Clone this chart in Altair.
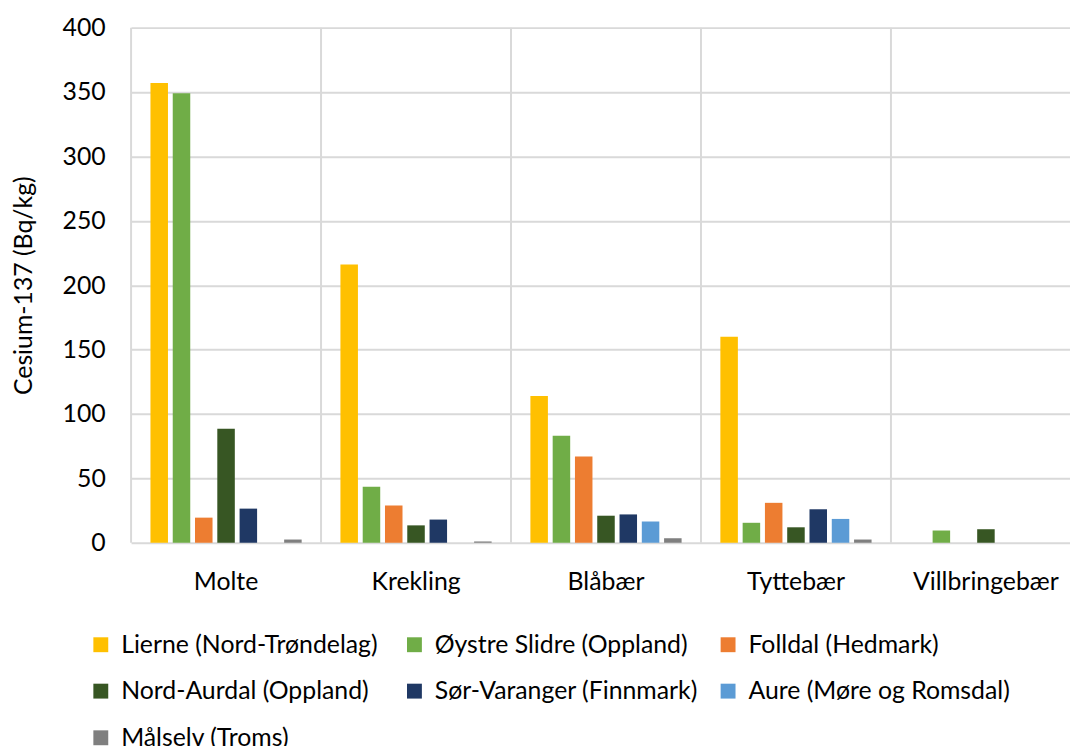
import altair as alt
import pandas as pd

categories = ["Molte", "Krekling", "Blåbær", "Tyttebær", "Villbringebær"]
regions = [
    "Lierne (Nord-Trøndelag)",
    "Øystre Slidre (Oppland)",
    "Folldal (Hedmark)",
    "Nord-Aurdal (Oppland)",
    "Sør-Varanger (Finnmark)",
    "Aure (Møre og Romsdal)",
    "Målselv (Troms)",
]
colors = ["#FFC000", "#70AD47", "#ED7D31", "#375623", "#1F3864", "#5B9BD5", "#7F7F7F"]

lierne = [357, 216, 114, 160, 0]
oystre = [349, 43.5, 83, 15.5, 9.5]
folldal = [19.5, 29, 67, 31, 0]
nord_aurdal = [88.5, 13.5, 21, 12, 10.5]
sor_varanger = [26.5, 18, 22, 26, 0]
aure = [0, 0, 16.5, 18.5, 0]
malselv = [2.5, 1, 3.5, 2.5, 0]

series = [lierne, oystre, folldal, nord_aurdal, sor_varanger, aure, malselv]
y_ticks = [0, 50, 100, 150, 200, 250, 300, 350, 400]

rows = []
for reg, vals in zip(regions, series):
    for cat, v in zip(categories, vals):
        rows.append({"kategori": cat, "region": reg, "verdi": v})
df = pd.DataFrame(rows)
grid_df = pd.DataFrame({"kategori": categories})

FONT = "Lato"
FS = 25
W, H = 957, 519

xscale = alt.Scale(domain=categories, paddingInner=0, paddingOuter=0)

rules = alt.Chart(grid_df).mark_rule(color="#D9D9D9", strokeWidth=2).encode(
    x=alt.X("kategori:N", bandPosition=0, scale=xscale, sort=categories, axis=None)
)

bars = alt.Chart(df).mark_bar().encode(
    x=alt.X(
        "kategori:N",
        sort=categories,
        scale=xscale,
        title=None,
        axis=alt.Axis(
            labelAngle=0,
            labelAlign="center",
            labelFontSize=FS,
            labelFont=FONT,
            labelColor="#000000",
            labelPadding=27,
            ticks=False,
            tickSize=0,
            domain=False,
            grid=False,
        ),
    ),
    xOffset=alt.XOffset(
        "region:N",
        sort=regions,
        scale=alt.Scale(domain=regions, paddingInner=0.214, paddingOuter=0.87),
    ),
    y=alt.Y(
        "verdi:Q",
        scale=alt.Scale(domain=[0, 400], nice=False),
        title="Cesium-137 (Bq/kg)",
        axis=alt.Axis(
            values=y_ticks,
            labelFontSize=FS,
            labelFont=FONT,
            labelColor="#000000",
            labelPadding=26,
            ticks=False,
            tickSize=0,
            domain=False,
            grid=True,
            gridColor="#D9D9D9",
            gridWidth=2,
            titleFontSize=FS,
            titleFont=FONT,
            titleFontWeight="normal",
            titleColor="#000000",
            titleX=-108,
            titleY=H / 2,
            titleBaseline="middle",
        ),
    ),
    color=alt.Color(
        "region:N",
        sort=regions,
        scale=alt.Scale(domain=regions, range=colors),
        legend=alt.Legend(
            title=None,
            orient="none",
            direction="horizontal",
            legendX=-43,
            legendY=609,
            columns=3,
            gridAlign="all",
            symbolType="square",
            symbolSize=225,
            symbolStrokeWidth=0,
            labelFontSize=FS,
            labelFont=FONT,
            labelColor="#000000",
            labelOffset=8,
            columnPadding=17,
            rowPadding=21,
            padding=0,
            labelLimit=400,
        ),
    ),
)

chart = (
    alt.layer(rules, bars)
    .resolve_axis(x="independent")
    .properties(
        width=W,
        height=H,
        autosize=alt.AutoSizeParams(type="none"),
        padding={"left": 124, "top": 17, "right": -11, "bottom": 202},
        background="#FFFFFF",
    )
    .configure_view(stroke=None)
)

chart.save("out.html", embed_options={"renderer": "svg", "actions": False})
--
Every line from the top of the material above through the line with "import pandas as pd" should be duplicated exactly, please; leave out the pictures.

Clone this chart in Altair.
import altair as alt
import pandas as pd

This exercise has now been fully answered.